2 The LORD hath also a controversy with Judah, and will punish Jacob according to his ways, according to his doings will He recompense him.
Ook heeft de HEERE een twist met Juda, en Hij zal bezoeking doen over Jakob naar zijn wegen, naar zijn handelingen zal Hij hem vergelden.
3 In the womb he took his brother by the heel, and by his strength he strove with a godlike being;
In moeders buik hield hij zijn broeder bij de verzenen; en in zijn kracht gedroeg hij zich vorstelijk met God.
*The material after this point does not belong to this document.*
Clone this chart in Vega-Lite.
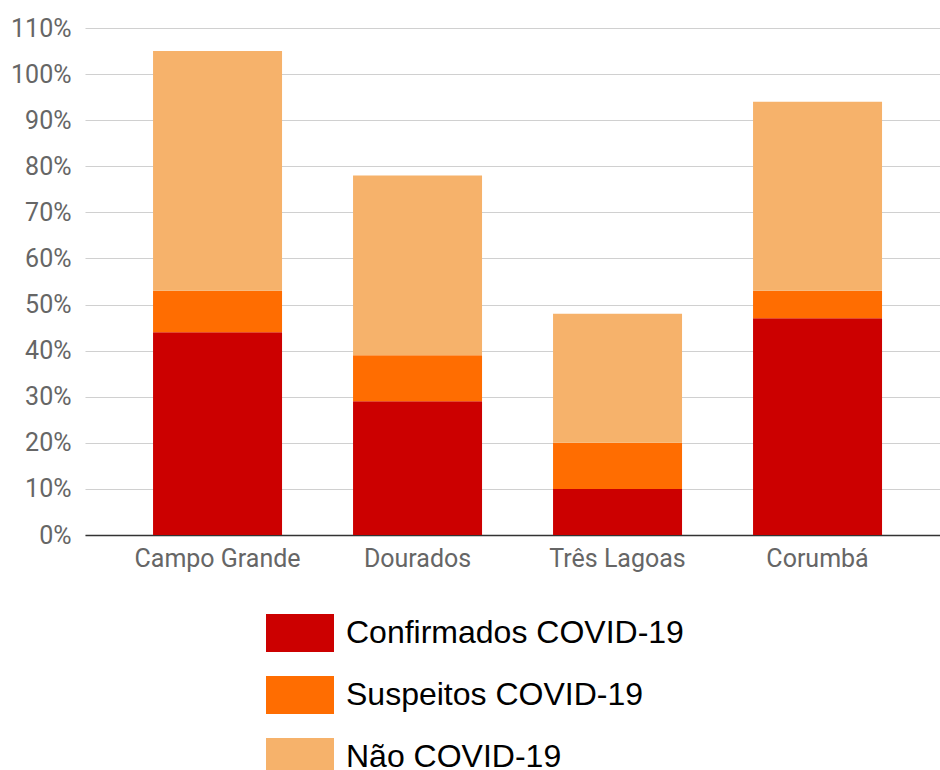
{
  "$schema": "https://vega.github.io/schema/vega-lite/v6.json",
  "width": 855,
  "height": 507,
  "autosize": {"type": "none"},
  "padding": {"left": 85, "top": 28, "right": 0, "bottom": 235},
  "background": "white",
  "data": {
    "values": [
      {"cidade": "Campo Grande", "categoria": "Confirmados COVID-19", "ordem": 1, "valor": 0.44},
      {"cidade": "Campo Grande", "categoria": "Suspeitos COVID-19", "ordem": 2, "valor": 0.09},
      {"cidade": "Campo Grande", "categoria": "Não COVID-19", "ordem": 3, "valor": 0.52},
      {"cidade": "Dourados", "categoria": "Confirmados COVID-19", "ordem": 1, "valor": 0.29},
      {"cidade": "Dourados", "categoria": "Suspeitos COVID-19", "ordem": 2, "valor": 0.10},
      {"cidade": "Dourados", "categoria": "Não COVID-19", "ordem": 3, "valor": 0.39},
      {"cidade": "Três Lagoas", "categoria": "Confirmados COVID-19", "ordem": 1, "valor": 0.10},
      {"cidade": "Três Lagoas", "categoria": "Suspeitos COVID-19", "ordem": 2, "valor": 0.10},
      {"cidade": "Três Lagoas", "categoria": "Não COVID-19", "ordem": 3, "valor": 0.28},
      {"cidade": "Corumbá", "categoria": "Confirmados COVID-19", "ordem": 1, "valor": 0.47},
      {"cidade": "Corumbá", "categoria": "Suspeitos COVID-19", "ordem": 2, "valor": 0.06},
      {"cidade": "Corumbá", "categoria": "Não COVID-19", "ordem": 3, "valor": 0.41}
    ]
  },
  "mark": {"type": "bar"},
  "encoding": {
    "x": {
      "field": "cidade",
      "type": "nominal",
      "sort": ["Campo Grande", "Dourados", "Três Lagoas", "Corumbá"],
      "scale": {"paddingInner": 0.355, "paddingOuter": 0.315, "align": 0.54},
      "axis": {
        "title": null,
        "labelAngle": 0,
        "labelFont": "Roboto",
        "labelFontSize": 25,
        "labelColor": "#666666",
        "labelPadding": 11,
        "ticks": false,
        "domainColor": "#333333",
        "domainWidth": 1.5,
        "grid": false
      }
    },
    "y": {
      "field": "valor",
      "type": "quantitative",
      "stack": "zero",
      "scale": {"domain": [0, 1.1], "nice": false},
      "axis": {
        "title": null,
        "values": [0, 0.1, 0.2, 0.3, 0.4, 0.5, 0.6, 0.7, 0.8, 0.9, 1.0, 1.1],
        "format": ".0%",
        "labelFont": "Roboto",
        "labelFontSize": 25,
        "labelColor": "#666666",
        "labelPadding": 14,
        "ticks": false,
        "domain": false,
        "gridColor": "#d0d0d0",
        "gridWidth": 1.2
      }
    },
    "color": {
      "field": "categoria",
      "type": "nominal",
      "sort": ["Confirmados COVID-19", "Suspeitos COVID-19", "Não COVID-19"],
      "scale": {
        "domain": ["Confirmados COVID-19", "Suspeitos COVID-19", "Não COVID-19"],
        "range": ["#cc0000", "#ff6d01", "#f6b26b"]
      },
      "legend": {
        "title": null,
        "orient": "none",
        "direction": "vertical",
        "legendX": 181,
        "legendY": 571,
        "padding": 0,
        "symbolType": "M-1,-0.56H1V0.56H-1Z",
        "symbolSize": 4624,
        "symbolStrokeWidth": 0,
        "symbolOpacity": 1,
        "labelFont": "Liberation Sans",
        "labelFontSize": 32,
        "labelColor": "#000000",
        "labelOffset": 12,
        "rowPadding": 8,
        "labelLimit": 600
      }
    },
    "order": {"field": "ordem", "type": "quantitative", "sort": "ascending"}
  },
  "config": {
    "view": {"stroke": null}
  }
}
4 So he strove with an angel, and prevailed; he wept, and made supplication unto him; at Beth-el he would find him, and there he would speak with us;
Ja, hij gedroeg zich vorstelijk tegen den Engel, en overmocht Hem; hij weende en smeekte Hem. Te Beth-El vond hij Hem, en aldaar sprak Hij met ons;
5 But the LORD, the God of hosts, the LORD is His name.
Namelijk, de HEERE, de God der heirscharen; HEERE is Zijn gedenknaam.
6 Therefore turn thou to thy God; keep mercy and justice, and wait for thy God continually.
Gij dan, bekeer u tot uw God, bewaar weldadigheid en recht, en wacht geduriglijk op uw God.
7 As for the trafficker, the balances of deceit are in his hand. He loveth to oppress.
In des koopmans hand is een bedriegelijke weegschaal, hij bemint te verdrukken;
8 And Ephraim said: 'Surely I am become rich, I have found me wealth; in all my labours they shall find in me no iniquity that were sin.'
Nog zegt Efraim: Evenwel ben ik rijk geworden, ik heb mij groot goed verkregen; in al mijn arbeid zullen zij mij geen ongerechtigheid vinden, die zonde zij.
9 But I am the LORD thy God from the land of Egypt; I will yet again make thee to dwell in tents, as in the days of the appointed season.
Maar Ik ben de HEERE, uw God, van Egypteland af; Ik zal u nog in tenten doen wonen, als in de dagen der samenkomst;
10 I have also spoken unto the prophets, and I have multiplied visions; and by the ministry of the prophets have I used similitudes.
En Ik zal spreken tot de profeten, en Ik zal het gezicht vermenigvuldigen; en door den dienst der profeten zal Ik gelijkenissen voorstellen.
11 If Gilead be given to iniquity becoming altogether vanity, in Gilgal they sacrifice unto bullocks; yea, their altars shall be as heaps in the furrows of the field.
Zekerlijk is Gilead ongerechtigheid, zij zijn enkel ijdelheid; te Gilgal offeren zij ossen, ja, hun altaren zijn als steen hopen op de voren der velden.
12 And Jacob fled into the field of Aram, and Israel served for a wife, and for a wife he kept sheep.
Jakob vlood toch naar het veld van Syrie, en Israel diende om een vrouw, en hoedde om een vrouw.
13 And by a prophet the LORD brought Israel up out of Egypt, and by a prophet was he kept.
Maar de HEERE voerde Israel op uit Egypte door een profeet, en door een profeet werd hij gehoed.
14 Ephraim hath provoked most bitterly; therefore shall his blood be cast upon him, and his reproach shall his Lord return unto him.
Efraim daarentegen heeft Hem zeer bitterlijk vertoornd; daarom zal Hij zijn bloed op hem laten, en zijn Heere zal hem zijn smaad vergelden.